U.S.-China emissions pact puts pressure on Canada, Alberta
Deal between world's biggest emitters comes as Jim Prentice promises new climate change plan
With China and United States agreeing to curb greenhouse gas emissions, analysts say there will be growing pressure on Canada — and Alberta — to follow suit.
In an announcement Wednesday that took many by surprise, U.S. President Barack Obama said his country's GHG emissions would be cut by 26 per cent from 2005 levels by 2025.
And China's President Xi Jinping said his country would start capping emissions by 2030 and aim to get 20 per cent of its energy from zero-carbon sources by the same year.
Five years ago Canada set a goal to cut emissions by 2020 to 612 megatonnes of carbon dioxide.
With the surprise China-U.S. pact, there is new urgency to work towards their 26 per cent goal, said Warren Mabee, director of the Institute for Energy and Environmental Policy at Queen's University.

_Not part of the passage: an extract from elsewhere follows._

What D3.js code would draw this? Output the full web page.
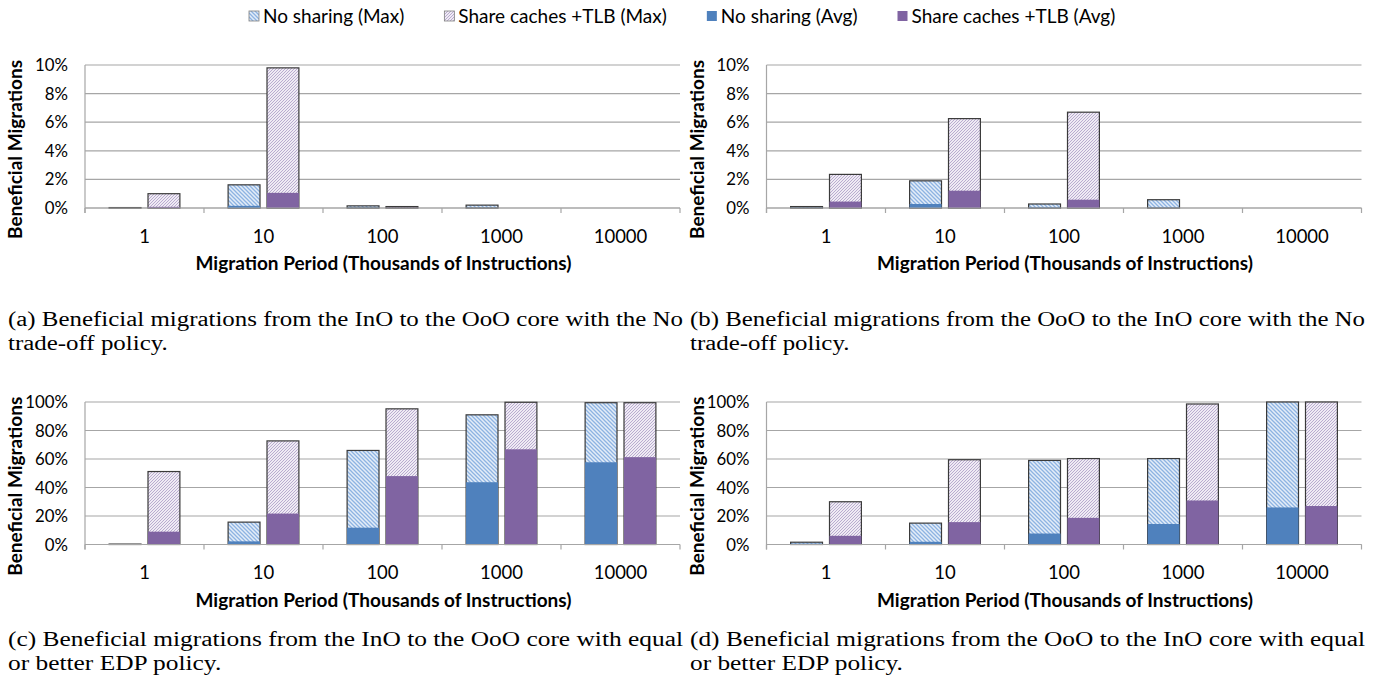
<!DOCTYPE html>
<html>
<head>
<meta charset="utf-8">
<script src="https://cdn.jsdelivr.net/npm/d3@7"></script>
<style>
  body { margin: 0; background: #fff; }
  #wrap { position: relative; width: 1374px; height: 679px; overflow: hidden; }
  svg { position: absolute; left: 0; top: 0; }
  .cap { position: absolute; white-space: nowrap; font-family: "Liberation Serif", "Times New Roman", serif; font-size: 20px; line-height: 24px; color: #000; transform-origin: 0 0; }
  .cap span { display: inline-block; }
</style>
</head>
<body>
<div id="wrap">
  <svg id="chart" width="1374" height="679"></svg>
</div>
<script>
// categories (migration period, thousands of instructions)
var periods = ["1", "10", "100", "1000", "10000"];
var seriesNames = ["No sharing (Max)", "Share caches +TLB (Max)", "No sharing (Avg)", "Share caches +TLB (Avg)"];

// (a) InO -> OoO, No trade-off  (percent)
var a_noShareMax = [0.03, 1.62, 0.15, 0.2, 0];
var a_noShareAvg = [0, 0.15, 0.02, 0.01, 0];
var a_shareMax   = [1.0, 9.8, 0.1, 0, 0];
var a_shareAvg   = [0.08, 1.06, 0.02, 0, 0];

// (b) OoO -> InO, No trade-off
var b_noShareMax = [0.1, 1.9, 0.28, 0.58, 0];
var b_noShareAvg = [0.02, 0.28, 0.03, 0.02, 0];
var b_shareMax   = [2.35, 6.25, 6.7, 0, 0];
var b_shareAvg   = [0.45, 1.21, 0.58, 0, 0];

// (c) InO -> OoO, equal or better EDP
var c_noShareMax = [0.3, 15.7, 66, 91, 99.5];
var c_noShareAvg = [0, 2.2, 11.8, 43.7, 57.7];
var c_shareMax   = [51.2, 72.7, 95.2, 99.8, 99.5];
var c_shareAvg   = [9, 21.7, 48, 66.8, 61.3];

// (d) OoO -> InO, equal or better EDP
var d_noShareMax = [1.6, 15, 59, 60.3, 100];
var d_noShareAvg = [0.6, 1.9, 7.7, 14.4, 26];
var d_shareMax   = [30, 59.5, 60.3, 98.6, 100];
var d_shareAvg   = [6.1, 15.7, 18.7, 30.9, 27];

var smallTicks = [0, 2, 4, 6, 8, 10];
var bigTicks = [0, 20, 40, 60, 80, 100];

var captions = [
  ["(a) Beneficial migrations from the InO to the OoO core with the No", "trade-off policy."],
  ["(b) Beneficial migrations from the OoO to the InO core with the No", "trade-off policy."],
  ["(c) Beneficial migrations from the InO to the OoO core with equal", "or better EDP policy."],
  ["(d) Beneficial migrations from the OoO to the InO core with equal", "or better EDP policy."]
];

var uiFont = "Lato, 'Open Sans', sans-serif";
var blue = "#4f81bd", purple = "#8064a2";

var svg = d3.select("#chart");

// hatch patterns for the Max bars
var defs = svg.append("defs");
var pb = defs.append("pattern").attr("id", "hatchBlue")
  .attr("patternUnits", "userSpaceOnUse").attr("width", 4).attr("height", 4);
pb.append("rect").attr("width", 4).attr("height", 4).attr("fill", "#e4edf8");
pb.append("path").attr("d", "M-1,-1 L5,5 M3,-1 L5,1 M-1,3 L1,5")
  .attr("stroke", "#8db3e2").attr("stroke-width", 1.3);
var pp = defs.append("pattern").attr("id", "hatchPurple")
  .attr("patternUnits", "userSpaceOnUse").attr("width", 3).attr("height", 3);
pp.append("rect").attr("width", 3).attr("height", 3).attr("fill", "#efebf4");
pp.append("path").attr("d", "M-1,4 L4,-1 M-1,1 L1,-1 M2,4 L4,2")
  .attr("stroke", "#b9abd0").attr("stroke-width", 1);

var panels = [
  {left: 85, right: 680, top: 65, bottom: 208, max: 10, ticks: smallTicks,
   nsMax: a_noShareMax, nsAvg: a_noShareAvg, shMax: a_shareMax, shAvg: a_shareAvg},
  {left: 766.5, right: 1361.5, top: 65, bottom: 208, max: 10, ticks: smallTicks,
   nsMax: b_noShareMax, nsAvg: b_noShareAvg, shMax: b_shareMax, shAvg: b_shareAvg},
  {left: 85, right: 680, top: 402, bottom: 544.5, max: 100, ticks: bigTicks,
   nsMax: c_noShareMax, nsAvg: c_noShareAvg, shMax: c_shareMax, shAvg: c_shareAvg},
  {left: 766.5, right: 1361.5, top: 402, bottom: 544.5, max: 100, ticks: bigTicks,
   nsMax: d_noShareMax, nsAvg: d_noShareAvg, shMax: d_shareMax, shAvg: d_shareAvg}
];

panels.forEach(function(p){
  var g = svg.append("g");
  var x = d3.scaleBand().domain(periods).range([p.left, p.right]);
  var x1 = d3.scaleBand().domain(["ns", "sh"]).range([0, x.bandwidth()])
    .paddingInner(0.18).paddingOuter(0.62);
  var y = d3.scaleLinear().domain([0, p.max]).range([p.bottom, p.top]);

  // gridlines
  g.selectAll(".grid").data(p.ticks).enter().append("line")
    .attr("x1", p.left).attr("x2", p.right)
    .attr("y1", function(d){ return y(d); }).attr("y2", function(d){ return y(d); })
    .attr("stroke", "#a6a6a6").attr("stroke-width", 1.2);

  // y axis line
  g.append("line").attr("x1", p.left).attr("x2", p.left)
    .attr("y1", p.top).attr("y2", p.bottom + 5)
    .attr("stroke", "#a6a6a6").attr("stroke-width", 1.2);

  // y tick labels
  g.selectAll(".yl").data(p.ticks).enter().append("text")
    .attr("x", p.left - 17).attr("y", function(d){ return y(d) + 6; })
    .attr("text-anchor", "end").attr("font-family", uiFont).attr("font-size", 16.8)
    .attr("fill", "#000").text(function(d){ return d + "%"; });

  // bars: Max (hatched) behind, Avg (solid) in front
  var groups = periods.map(function(c, i){
    return {cat: c, nsMax: p.nsMax[i], nsAvg: p.nsAvg[i], shMax: p.shMax[i], shAvg: p.shAvg[i]};
  });
  var bars = [];
  groups.forEach(function(d){
    bars.push({cat: d.cat, k: "ns", v: d.nsMax, fill: "url(#hatchBlue)", stroke: true});
    bars.push({cat: d.cat, k: "sh", v: d.shMax, fill: "url(#hatchPurple)", stroke: true});
    bars.push({cat: d.cat, k: "ns", v: d.nsAvg, fill: blue, stroke: false});
    bars.push({cat: d.cat, k: "sh", v: d.shAvg, fill: purple, stroke: false});
  });
  g.selectAll(".bar").data(bars.filter(function(b){ return b.v > 0; })).enter().append("rect")
    .attr("x", function(b){ return x(b.cat) + x1(b.k); })
    .attr("width", x1.bandwidth())
    .attr("y", function(b){ return y(b.v); })
    .attr("height", function(b){ return Math.max(0, p.bottom - y(b.v)); })
    .attr("fill", function(b){ return b.fill; })
    .attr("stroke", function(b){ return b.stroke ? "#3a3a3a" : "none"; })
    .attr("stroke-width", 1.2);

  // bottom axis
  var xAxis = d3.axisBottom(x).tickSize(0).tickPadding(0).tickFormat(function(){ return ""; });
  var ax = g.append("g").attr("transform", "translate(0," + p.bottom + ")").call(xAxis);
  ax.select(".domain").remove();
  g.append("line").attr("x1", p.left).attr("x2", p.right)
    .attr("y1", p.bottom).attr("y2", p.bottom)
    .attr("stroke", "#a6a6a6").attr("stroke-width", 1.2);
  var bounds = periods.map(function(c){ return x(c); }).concat([p.right]);
  g.selectAll(".xt").data(bounds).enter().append("line")
    .attr("x1", function(d){ return d; }).attr("x2", function(d){ return d; })
    .attr("y1", p.bottom).attr("y2", p.bottom + 5)
    .attr("stroke", "#a6a6a6").attr("stroke-width", 1.2);
  g.selectAll(".xl").data(periods).enter().append("text")
    .attr("x", function(d){ return x(d) + x.bandwidth() / 2; })
    .attr("y", p.bottom + 34.5)
    .attr("text-anchor", "middle").attr("font-family", uiFont).attr("font-size", 18.5)
    .text(function(d){ return d; });

  // axis titles
  g.append("text").attr("x", (p.left + p.right) / 2 + 1).attr("y", p.bottom + 62)
    .attr("text-anchor", "middle").attr("font-family", uiFont).attr("font-weight", "bold")
    .attr("font-size", 19).text("Migration Period (Thousands of Instructions)");
  g.append("text")
    .attr("transform", "translate(" + (p.left - 63) + "," + ((p.top + p.bottom) / 2 + 13) + ") rotate(-90)")
    .attr("text-anchor", "middle").attr("font-family", uiFont).attr("font-weight", "bold")
    .attr("font-size", 19).text("Beneficial Migrations");
});

// legend
var legendFills = ["url(#hatchBlue)", "url(#hatchPurple)", blue, purple];
var lg = svg.append("g");
var lx = 249;
seriesNames.forEach(function(name, i){
  lg.append("rect").attr("x", lx).attr("y", 11).attr("width", 10).attr("height", 10)
    .attr("fill", legendFills[i]).attr("stroke", i < 2 ? "#7f7f7f" : "none").attr("stroke-width", 0.8);
  var t = lg.append("text").attr("x", lx + 14).attr("y", 22.5)
    .attr("font-family", uiFont).attr("font-size", 19).text(name);
  lx += 14 + t.node().getComputedTextLength() + 40;
});

// captions: the source figure is stretched horizontally, so stretch each caption to the column width
var capPos = [[8, 307], [690, 307], [8, 627], [690, 627]];
captions.forEach(function(c, i){
  var div = d3.select("#wrap").append("div").attr("class", "cap")
    .style("left", capPos[i][0] + "px").style("top", capPos[i][1] + "px");
  var s1 = div.append("span").text(c[0]);
  div.append("br");
  div.append("span").text(c[1]);
  var w = s1.node().getBoundingClientRect().width;
  div.style("transform", "scaleX(" + (675 / w) + ")");
});
</script>
</body>
</html>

"We don't have a credible plan in place to systematically address those emissions,” he said. "We need to come up with that."

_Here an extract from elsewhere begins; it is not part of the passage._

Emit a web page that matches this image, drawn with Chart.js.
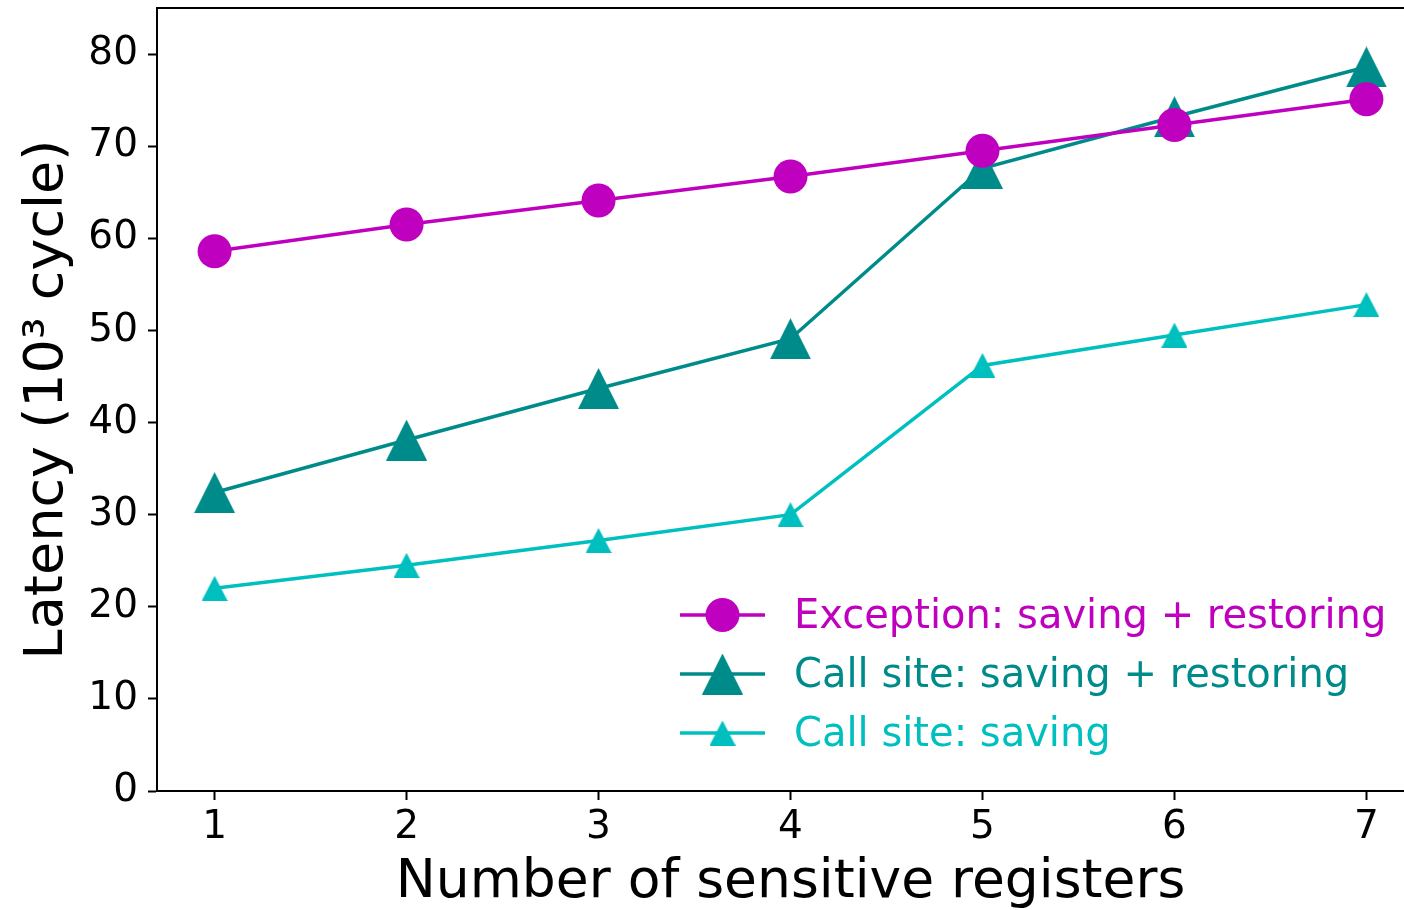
<!DOCTYPE html>
<html>
<head>
<meta charset="utf-8">
<script src="https://cdn.jsdelivr.net/npm/chart.js@4.4.1/dist/chart.umd.min.js"></script>
<style>
  html, body { margin: 0; padding: 0; overflow: hidden; background: #ffffff; }
  #wrap { position: relative; width: 1440px; height: 910px; }
</style>
</head>
<body>
<div id="wrap"><canvas id="chart" width="1440" height="910"></canvas></div>
<script>
// Latency (thousands of cycles) versus the number of sensitive registers
const registerCounts = [1, 2, 3, 4, 5, 6, 7];
const exceptionSaveRestore = [58.6, 61.5, 64.1, 66.7, 69.5, 72.3, 75.1];
const callSiteSaveRestore = [32.4, 38.1, 43.7, 49.1, 67.6, 73.2, 78.6];
const callSiteSave = [22.0, 24.5, 27.2, 30.0, 46.2, 49.5, 52.8];

const seriesLabels = [
  'Exception: saving + restoring',
  'Call site: saving + restoring',
  'Call site: saving'
];
const xTickLabels = ['1', '2', '3', '4', '5', '6', '7'];
const yTickValues = [0, 10, 20, 30, 40, 50, 60, 70, 80];

const FONT = "'DejaVu Sans', 'Liberation Sans', sans-serif";
const MAGENTA = '#bf00bf';
const TEAL = '#008b8b';
const CYAN = '#00bfbf';

// Upward triangle marker, centred on its bounding box
function triangleMarker(w, h, color) {
  const c = document.createElement('canvas');
  c.width = w; c.height = h;
  const g = c.getContext('2d');
  g.fillStyle = color;
  g.beginPath();
  g.moveTo(w / 2, 0);
  g.lineTo(w, h);
  g.lineTo(0, h);
  g.closePath();
  g.fill();
  return c;
}
const bigTriangle = triangleMarker(41, 41, TEAL);
const smallTriangle = triangleMarker(26, 25, CYAN);

function toPoints(values) {
  return registerCounts.map((x, i) => ({ x: x, y: values[i] }));
}

// Full frame around the plot area (top / right spines)
const framePlugin = {
  id: 'frame',
  afterDraw(chart) {
    const { ctx, chartArea: a } = chart;
    ctx.save();
    ctx.strokeStyle = '#000';
    ctx.lineWidth = 2;
    ctx.beginPath();
    ctx.moveTo(a.left, a.top);
    ctx.lineTo(a.right, a.top);
    ctx.lineTo(a.right, a.bottom);
    ctx.stroke();
    ctx.restore();
  }
};

// Legend drawn inside the lower part of the plot area
const insetLegend = {
  id: 'insetLegend',
  afterDatasetsDraw(chart) {
    const { ctx, chartArea: a } = chart;
    const lineStart = a.left + 523;
    const lineEnd = lineStart + 85;
    const textX = lineStart + 114;
    ctx.save();
    chart.data.datasets.forEach((ds, i) => {
      const y = a.bottom - 176 + i * 59;
      ctx.strokeStyle = ds.borderColor;
      ctx.lineWidth = ds.borderWidth;
      ctx.beginPath();
      ctx.moveTo(lineStart, y);
      ctx.lineTo(lineEnd, y);
      ctx.stroke();
      ctx.fillStyle = ds.pointBackgroundColor;
      Chart.helpers.drawPoint(ctx, {
        pointStyle: ds.pointStyle,
        radius: ds.pointRadius,
        rotation: 0,
        borderWidth: 0
      }, (lineStart + lineEnd) / 2, y);
      ctx.fillStyle = ds.borderColor;
      ctx.font = '40px ' + FONT;
      ctx.textAlign = 'left';
      ctx.textBaseline = 'middle';
      ctx.fillText(ds.label, textX, y + 3);
    });
    ctx.restore();
  }
};

new Chart(document.getElementById('chart'), {
  type: 'line',
  data: {
    datasets: [
      {
        label: seriesLabels[0],
        data: toPoints(exceptionSaveRestore),
        borderColor: MAGENTA,
        backgroundColor: MAGENTA,
        pointBackgroundColor: MAGENTA,
        pointBorderWidth: 0,
        borderWidth: 3.5,
        pointStyle: 'circle',
        pointRadius: 17
      },
      {
        label: seriesLabels[1],
        data: toPoints(callSiteSaveRestore),
        borderColor: TEAL,
        backgroundColor: TEAL,
        pointBackgroundColor: TEAL,
        pointBorderWidth: 0,
        borderWidth: 3.5,
        pointStyle: bigTriangle,
        pointRadius: 20
      },
      {
        label: seriesLabels[2],
        data: toPoints(callSiteSave),
        borderColor: CYAN,
        backgroundColor: CYAN,
        pointBackgroundColor: CYAN,
        pointBorderWidth: 0,
        borderWidth: 3.5,
        pointStyle: smallTriangle,
        pointRadius: 12
      }
    ]
  },
  options: {
    responsive: false,
    animation: false,
    devicePixelRatio: 1,
    layout: { autoPadding: false, padding: { top: 8, right: 16, left: 0, bottom: 0 } },
    plugins: {
      legend: { display: false },
      tooltip: { enabled: false }
    },
    elements: { line: { tension: 0 } },
    scales: {
      x: {
        type: 'linear',
        min: 0.7,
        max: 7.3,
        afterBuildTicks: s => { s.ticks = registerCounts.map(v => ({ value: v })); },
        afterFit: s => { s.height = 119; s.paddingLeft = 0; s.paddingRight = 0; },
        ticks: {
          color: '#000',
          font: { family: FONT, size: 39 },
          padding: 4,
          maxRotation: 0,
          autoSkip: false,
          callback: v => xTickLabels[registerCounts.indexOf(v)]
        },
        grid: {
          drawOnChartArea: false,
          drawTicks: true,
          tickLength: 9,
          tickWidth: 2,
          tickColor: '#000'
        },
        border: { display: true, color: '#000', width: 2 },
        title: {
          display: true,
          text: 'Number of sensitive registers',
          color: '#000',
          font: { family: FONT, size: 53.5, lineHeight: 1 },
          padding: { top: 0, bottom: 0 }
        }
      },
      y: {
        type: 'linear',
        min: 0,
        max: 85,
        afterBuildTicks: s => { s.ticks = yTickValues.map(v => ({ value: v })); },
        afterFit: s => { s.width = 157; s.paddingTop = 0; s.paddingBottom = 0; },
        ticks: {
          color: '#000',
          font: { family: FONT, size: 39 },
          padding: 10,
          autoSkip: false,
          callback: v => String(v)
        },
        grid: {
          drawOnChartArea: false,
          drawTicks: true,
          tickLength: 9,
          tickWidth: 2,
          tickColor: '#000'
        },
        border: { display: true, color: '#000', width: 2 },
        title: {
          display: true,
          text: 'Latency (10³ cycle)',
          color: '#000',
          font: { family: FONT, size: 54, lineHeight: 1 },
          padding: { top: 21, bottom: 0 }
        }
      }
    }
  },
  plugins: [framePlugin, insetLegend]
});
</script>
</body>
</html>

Canadian officials have always wanted to work in unison with their American counterparts, said Bob Page, director of the Alberta Environmental Monitoring Evaluation and Reporting Agency.

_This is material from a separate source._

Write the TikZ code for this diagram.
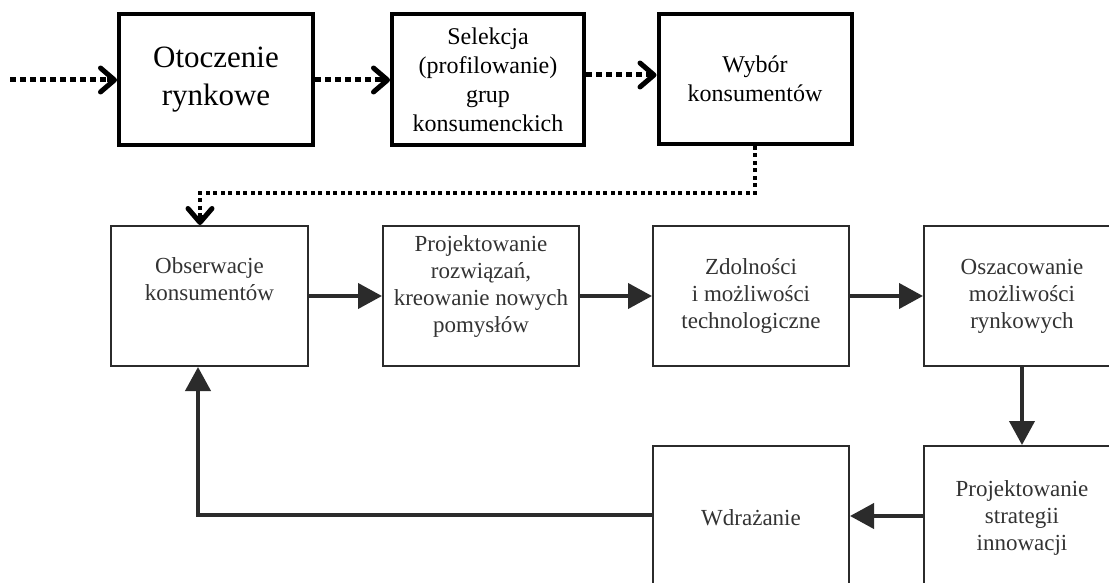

Page it will be interesting to see what tack Prime Minister Stephen Harper now takes.
"It's difficult now that the United States is proposing these new measures and for Canada to follow suit."
Page said there is even more reason for Alberta Premier Jim Prentice to also take action, given that he has pledged a new climate change plan by the end of the year.
"Now the Americans are moving, there is all the more reason why Prentice would be in a position to be able to announce new actions by Alberta," he said.